Bruxelles, 21 oct. (LaPresse) – « Commettre un attentat contre un journaliste dans les années 1980, 1990 ou au début des années 2000 — un attentat non mortel, mais tout de même un attentat — signifiait le renforcer, car cela lui donnait une visibilité, une importance, une attention accrues. Au cours des cinquante dernières années, tuer un journaliste a toujours été une opération très délicate, car cela poussait les procureurs et la magistrature à enquêter sur ce qu’il avait écrit.
En Italie, par exemple, lorsque la Camorra a tué Giancarlo Siani à la fin des années 1970, elle a eu besoin de le délégitimer immédiatement, car elle ne voulait pas que l’attention se porte sur son travail journalistique.
Ainsi, aujourd’hui, lorsqu’un attentat est commis contre Sigfrido Ranucci, ceux qui l’ont perpétré ne se rendent pas compte qu’ils l’ont en réalité renforcé — qu’il sera désormais invité partout, et qu’on ne pourra plus supprimer son émission.

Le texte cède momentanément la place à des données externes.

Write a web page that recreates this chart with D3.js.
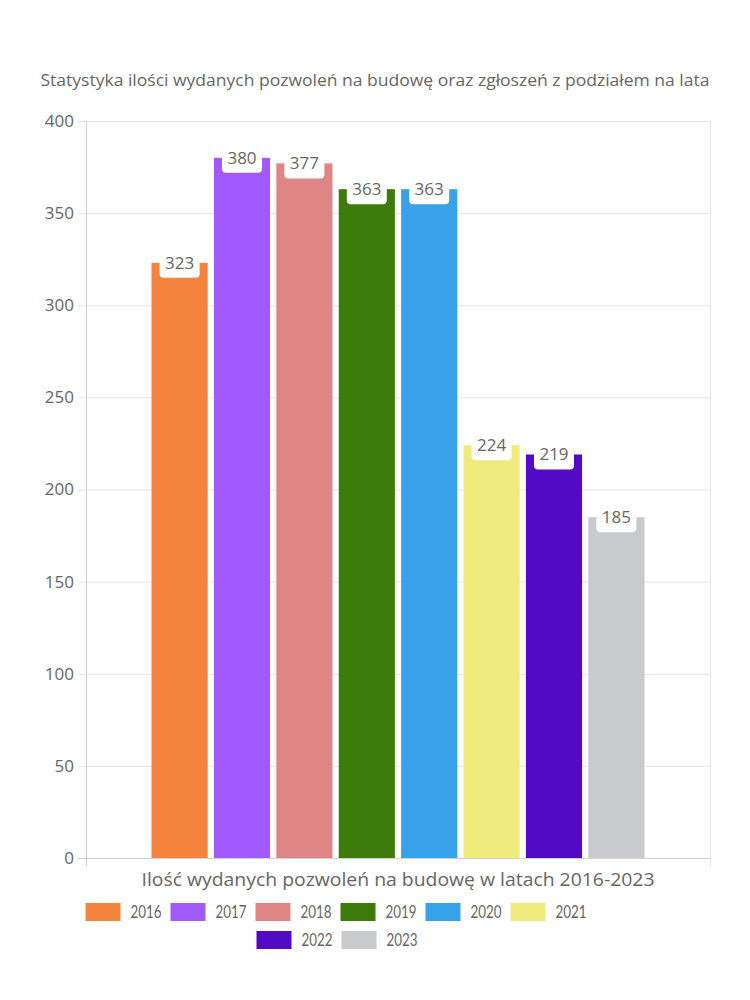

Vous savez pourquoi ils ne se sont pas posé cette question ? Parce qu’aujourd’hui, ce raisonnement n’est plus vraiment valable. On peut être attaqué, recevoir la solidarité de tous, mais un mois plus tard être à nouveau traduit en justice, faire l’objet de dossiers personnels, et être écarté professionnellement si l’on dérange les gouvernements ou les pouvoirs. »
C’est ce qu’a déclaré Roberto Saviano lors d’un séminaire de presse au Parlement européen de Strasbourg consacré au Prix Daphne Caruana Galizia.
« Les organisations ou ceux qui t’attaquent savent que l’attention médiatique est instantanée — la solidarité arrive immédiatement — mais les procès durent vingt ans. Avec le temps, il ne reste que toi et les menaces, toi, le journaliste isolé, et les difficultés économiques dans lesquelles tu te retrouves », a-t-il ajouté.